NR==FNR         {print                                                  # in first file; print header
                 for (MAX=n=split ($0, T); n; n--) COL[T[n]] = n        # split header and find column No. per header field
                 next                                                   # no further processing of this line
                }
FNR > 2 &&                                                              # skip printout for first ID (in second line of file2)

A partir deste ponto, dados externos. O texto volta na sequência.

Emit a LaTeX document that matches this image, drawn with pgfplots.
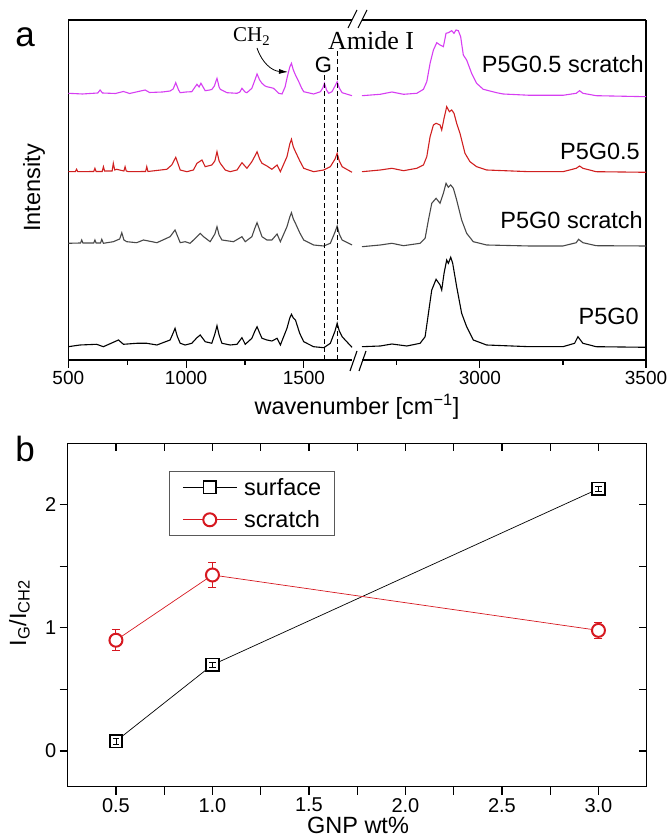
\documentclass[border=0pt]{standalone}
\usepackage{pgfplots}
\pgfplotsset{compat=1.18}
\usepackage{fontspec}
\setmainfont{Liberation Sans}
\newfontfamily\serifA{Liberation Serif}
\usetikzlibrary{arrows.meta}
\definecolor{magen}{RGB}{214,62,242}
\definecolor{redA}{RGB}{208,32,32}
\definecolor{grayA}{RGB}{72,72,72}
\definecolor{redB}{RGB}{214,24,32}
\newcommand\fs[1]{\fontsize{#1}{#1}\selectfont}
\pgfdeclareplotmark{sqinner}{%
  \pgfpathmoveto{\pgfpoint{0pt}{-0.5\pgfplotmarksize}}\pgfpathlineto{\pgfpoint{0pt}{0.5\pgfplotmarksize}}%
  \pgfpathmoveto{\pgfpoint{-0.5\pgfplotmarksize}{0.45\pgfplotmarksize}}\pgfpathlineto{\pgfpoint{0.5\pgfplotmarksize}{0.45\pgfplotmarksize}}%
  \pgfpathmoveto{\pgfpoint{-0.5\pgfplotmarksize}{-0.45\pgfplotmarksize}}\pgfpathlineto{\pgfpoint{0.5\pgfplotmarksize}{-0.45\pgfplotmarksize}}%
  \pgfusepathqstroke
}
\pgfplotsset{
  spec/.style={line width=1.1pt},
  /pgf/number format/1000 sep={},
}
\begin{document}
\begin{tikzpicture}[x=1pt,y=1pt]
\useasboundingbox (0,0) rectangle (670,838);

% ---------------- panel a, left part ----------------
\begin{axis}[
  at={(68.3pt,478pt)}, anchor=south west, scale only axis,
  width=283.7pt, height=340pt,
  xmin=500, xmax=1704, ymin=0, ymax=340, clip=false,
  axis x line*=bottom, axis y line*=left,
  axis line style={-, line width=1.3pt},
  xtick={500,1000,1500}, minor xtick={750,1250}, ytick=\empty,
  tick align=outside, major tick length=8pt, minor tick length=5pt,
  tick style={line width=1.1pt, black},
  xticklabel style={font=\fs{19}},
  /pgf/number format/assume math mode=true,
  scaled x ticks=false,
]
\draw[line width=1.3pt] (rel axis cs:0,1) -- (rel axis cs:1,1);
% P5G0.5 scratch
\addplot[spec, magen] coordinates {
(500,266.7)(560,266.0)(625,267)(635,270)(645,267)(700,266.5)(734,268.5)(760,266.5)(826,270)(845,267.5)(900,268)
(932,269)(945,271)(956,277.3)(968,270)(975,267.3)(1000,268)(1024,268.3)(1046,275.7)(1055,273)(1063,276.7)
(1081,269.3)(1100,270)(1109,270.5)(1120,274)(1131,281.7)(1140,273)(1145,270.7)(1173,267.3)(1216,266.7)
(1228,268)(1237,271.7)(1250,268)(1258,267.3)(1279,271.7)(1292,280)(1301,286)(1312,280)(1322,276.7)(1335,274)
(1343,273.3)(1371,271.7)(1393,266.7)(1407,266)(1420,273)(1428,281.7)(1440,293)(1447,296.7)(1455,290)(1464,285)
(1478,278.3)(1490,272)(1499,268.3)(1541,266)(1570,268.3)(1580,272)(1587,276.7)(1596,270)(1605,266.7)(1619,268.3)
(1632,274)(1641,278.3)(1650,272)(1662,267.3)(1704,264.3)};
% P5G0.5
\addplot[spec, redA] coordinates {
(500,188.3)(530,188.3)(535,190.7)(540,188.3)(608,188.5)(613,191.7)(618,188.5)(644,188.5)(649,193.3)(654,189)
(686,189)(691,196.7)(697,190)(705,190.7)(736,189)(741,193.3)(746,189)(755,188.3)(828,188.5)(833,193.3)(838,188.5)
(918,190.7)(939,195)(956,202.7)(975,190)(1003,188.3)(1031,190)(1046,196.7)(1067,200)(1081,193.3)(1109,195)
(1122,199)(1131,208.3)(1140,199)(1145,196.7)(1166,190)(1187,188.3)(1216,190)(1237,197.3)(1258,191.7)(1279,198.3)
(1292,204)(1301,208.3)(1312,201)(1322,196.7)(1343,194)(1364,190.7)(1386,195)(1400,188.3)(1428,203.3)(1440,216)
(1447,220.7)(1455,213)(1464,208.3)(1482,199.3)(1499,191.7)(1541,188.3)(1584,190)(1612,193.3)(1632,201)(1641,206.7)
(1650,199)(1662,193.3)(1704,187.7)};
% P5G0 scratch
\addplot[spec, grayA] coordinates {
(500,116.7)(552,117)(557,120)(562,117)(608,117)(613,120)(618,117)(637,117)(642,120.7)(649,116.7)(691,118.3)
(718,121)(727,127.3)(736,120)(748,118.3)(790,117.3)(819,120)(876,117.3)(932,123.3)(953,130)(975,117.3)(996,118.3)
(1017,116.7)(1046,123.3)(1060,126.7)(1074,123.3)(1102,118.3)(1122,126)(1131,133.3)(1140,125)(1152,120)(1201,118.3)
(1237,123.3)(1251,118.3)(1279,123.3)(1292,132)(1301,137.3)(1312,130)(1322,123.3)(1343,120)(1364,120)(1386,126)
(1400,118.3)(1428,133.3)(1440,143)(1447,147.3)(1455,141)(1464,136.7)(1482,127.3)(1499,120)(1541,115)(1584,114)
(1612,116.7)(1632,128)(1641,134)(1650,126)(1662,120)(1704,115)};
% P5G0
\addplot[spec, black] coordinates {
(500,13.3)(550,15)(620,15.7)(649,13.3)(713,20)(734,15.7)(790,16.7)(833,16.7)(876,15)(932,20)(945,27)(953,31.7)
(962,24)(975,16.7)(996,15)(1024,16.7)(1046,22.3)(1060,25)(1081,18.3)(1109,16.7)(1122,26)(1131,34.3)(1140,25)
(1152,16.7)(1187,15)(1216,15.7)(1237,22.3)(1251,15.7)(1279,21.7)(1292,29)(1301,33.3)(1312,27)(1322,21.7)(1343,20)
(1364,19)(1386,21.7)(1400,15)(1428,31.7)(1440,42)(1447,45.7)(1455,42)(1464,40)(1482,26.7)(1499,18.3)(1541,13.3)
(1584,12.3)(1612,16.7)(1632,29)(1641,36.7)(1650,29)(1662,23.3)(1704,12.7)};
\draw[dashed, dash pattern=on 5pt off 3pt, line width=1.1pt] (axis cs:1587,0) -- (axis cs:1587,288);
\draw[dashed, dash pattern=on 5pt off 3pt, line width=1.1pt] (axis cs:1643,0) -- (axis cs:1643,310);
\end{axis}

% ---------------- panel a, right part ----------------
\begin{axis}[
  at={(362pt,478pt)}, anchor=south west, scale only axis,
  width=284pt, height=340pt,
  xmin=2645, xmax=3500, ymin=0, ymax=340, clip=false,
  axis x line*=bottom, axis y line*=right,
  axis line style={-, line width=1.3pt},
  xtick={3000,3500}, minor xtick={2750,3250}, ytick=\empty,
  tick align=outside, major tick length=8pt, minor tick length=5pt,
  tick style={line width=1.1pt, black},
  xticklabel style={font=\fs{19}},
  /pgf/number format/assume math mode=true,
  scaled x ticks=false,
]
\draw[line width=1.3pt] (rel axis cs:0,1) -- (rel axis cs:1,1);
\addplot[spec, magen] coordinates {
(2645,264.3)(2700,265.7)(2735,268)(2770,265.7)(2810,266.7)(2830,270.7)(2840,278.3)(2850,296.7)(2860,310)(2870,317.3)
(2880,315)(2890,313.3)(2898,326.7)(2905,327.3)(2915,329.3)(2922,326.7)(2928,330)(2935,329.3)(2942,323.3)(2950,305)
(2960,300)(2975,286.7)(2990,276.7)(3010,270.7)(3050,267.3)(3070,266)(3150,264.7)(3250,264.7)(3290,266.7)(3300,269.3)
(3310,266.7)(3350,264.3)(3500,263.3)};
\addplot[spec, redA] coordinates {
(2645,188.3)(2700,190)(2735,191.7)(2770,189.3)(2810,191.7)(2830,195)(2840,203.3)(2850,223.3)(2860,235)(2868,236.7)
(2880,235)(2885,230)(2892,241.7)(2900,253.3)(2908,248.3)(2915,250)(2922,246.7)(2930,236.7)(2940,226.7)(2955,206.7)
(2970,198.3)(2990,193.3)(3020,190)(3150,188.3)(3250,188.3)(3290,191.7)(3300,194)(3310,191.7)(3350,188.3)(3500,187.7)};
\addplot[spec, grayA] coordinates {
(2645,113.3)(2700,115)(2735,116.7)(2770,114.3)(2820,116.7)(2835,121.7)(2845,140)(2855,156.7)(2868,161.7)(2880,156.7)
(2890,166.7)(2898,176.7)(2905,172.7)(2912,175)(2920,171.7)(2930,160)(2945,140)(2960,126.7)(2980,118.3)(3020,115)
(3150,114)(3250,114)(3290,117.3)(3297,120.7)(3310,117.3)(3350,114.3)(3500,114)};
\addplot[spec, black] coordinates {
(2645,13.3)(2700,14)(2735,16)(2780,14)(2820,16.7)(2835,23.3)(2845,46.7)(2855,70)(2868,80.7)(2880,75)(2885,70)
(2892,86.7)(2900,100)(2905,96.7)(2912,102.7)(2918,96.7)(2930,73.3)(2945,46.7)(2960,33.3)(2980,20)(3020,15)
(3150,13.3)(3250,13.3)(3285,16.7)(3295,23.3)(3310,16.7)(3350,13.3)(3500,12.7)};
\end{axis}

% break marks
\draw[line width=1.1pt] (348,810) -- (357,828) (358,810) -- (367,828);
\draw[line width=1.1pt] (350,467) -- (357,487) (359,467) -- (366,487);

% annotations panel a
\node[anchor=base, font=\fs{35}] at (25,791) {a};
\node[anchor=base west, font={\serifA\fs{21}}, inner sep=0pt] at (233,796) {CH\textsubscript{2}};
\draw[line width=0.8pt, -{Latex[length=9pt,width=5pt]}] (257,790) .. controls (262,775) and (272,767) .. (288,766);
\node[anchor=base west, font={\serifA\fs{26}}, inner sep=0pt] at (328,788) {Amide I};
\node[anchor=base, font=\fs{22}, inner sep=0pt] at (323.5,765.3) {G};
\node[anchor=base east, font=\fs{23.5}, inner sep=0pt] at (644,765.3) {P5G0.5 scratch};
\node[anchor=base east, font=\fs{23.5}, inner sep=0pt] at (640,678) {P5G0.5};
\node[anchor=base east, font=\fs{23.5}, inner sep=0pt] at (643,609.7) {P5G0 scratch};
\node[anchor=base east, font=\fs{23.5}, inner sep=0pt] at (639,513) {P5G0};
\node[rotate=90, anchor=base, font=\fs{23.5}, inner sep=0pt] at (40,650) {Intensity};
\node[anchor=base, font=\fs{23.5}, inner sep=0pt] at (357,423) {wavenumber [cm\textsuperscript{−1}]};

% ---------------- panel b ----------------
\begin{axis}[
  at={(67.7pt,51.3pt)}, anchor=south west, scale only axis,
  width=579pt, height=343.4pt,
  xmin=0.25, xmax=3.25, ymin=-0.29, ymax=2.5,
  axis line style={line width=1.3pt},
  xtick={0.5,1,1.5,2,2.5,3}, minor xtick={0.75,1.25,1.75,2.25,2.75},
  ytick={0,1,2}, minor ytick={0.5,1.5},
  xtick pos=bottom, ytick pos=left,
  tick align=outside, major tick length=8pt, minor tick length=8pt,
  tick style={line width=1.1pt, black},
  xticklabel style={font=\fs{20}, /pgf/number format/.cd, fixed, fixed zerofill, precision=1},
  yticklabel style={font=\fs{20}},
  /pgf/number format/assume math mode=true,
  legend style={at={(0.175,0.919)}, anchor=north west, draw=black!65, line width=0.8pt,
    font=\fs{23.5}, row sep=14pt, column sep=7pt, inner xsep=13pt, inner ysep=6.5pt,
    nodes={inner sep=0pt}},
  legend cell align=left,
  legend image code/.code={\draw[mark repeat=2, mark phase=2, #1] plot coordinates {(0pt,0pt) (27pt,0pt) (54pt,0pt)};},
]
\addplot[black, line width=0.7pt, mark=square*, mark options={fill=white, line width=1.7pt, mark size=6.3pt, solid}]
  coordinates {(0.5,0.08) (1.0,0.70) (3.0,2.13)};
\addlegendentry{surface}
\addplot[redB, line width=0.7pt, mark=*, mark options={fill=white, line width=2pt, mark size=6.5pt, solid},
  error bars/.cd, y dir=both, y explicit, error bar style={line width=1pt, redB},
  error mark options={rotate=90, mark size=4pt, line width=1pt, redB}]
  coordinates {(0.5,0.90) +- (0,0.087) (1.0,1.43) +- (0,0.105) (3.0,0.98) +- (0,0.065)};
\addlegendentry{scratch}
\addplot[forget plot, black, only marks, mark=sqinner, mark options={line width=0.8pt, mark size=6.3pt, solid}]
  coordinates {(0.5,0.08) (1.0,0.70) (3.0,2.13)};
\end{axis}
\begin{axis}[
  at={(67.7pt,51.3pt)}, anchor=south west, scale only axis,
  width=579pt, height=343.4pt,
  xmin=0.25, xmax=3.25, ymin=-0.29, ymax=2.5,
  axis line style={line width=1.3pt},
  xtick={0.5,1,1.5,2,2.5,3}, minor xtick={0.75,1.25,1.75,2.25,2.75},
  ytick={0,1,2}, minor ytick={0.5,1.5},
  xtick pos=top, ytick pos=right, xticklabels={}, yticklabels={},
  tick align=inside, major tick length=8pt, minor tick length=8pt,
  tick style={line width=1.1pt, black},
]
\end{axis}
\node[rotate=90, anchor=base, font=\fs{23.5}, inner sep=0pt] at (26,225) {I\textsubscript{G}/I\textsubscript{CH2}};
\node[anchor=base, font=\fs{23.5}, inner sep=0pt] at (358,5) {GNP wt\%};
\node[anchor=base, font=\fs{35}] at (25,376) {b};
\end{tikzpicture}
\end{document}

$1 != ID        {PRT()                                                  # print if new ID found
                 split ("", PF)                                         # empty the print array
                }

                {ID = $1                                                # retain ID
                 PF[COL[$2]] = $3                                       # collect col values into respective column
                }

END             {PRT()                                                  # print last IDs record
                }
' file[12]                                                              # shells "pattern matching"  expands resp. files
id,abc,xyz,aaa,bbb,ccc
1,100,200,null,null,null
2,null,null,300,400,500
    
por 17.10.2018 / 23:08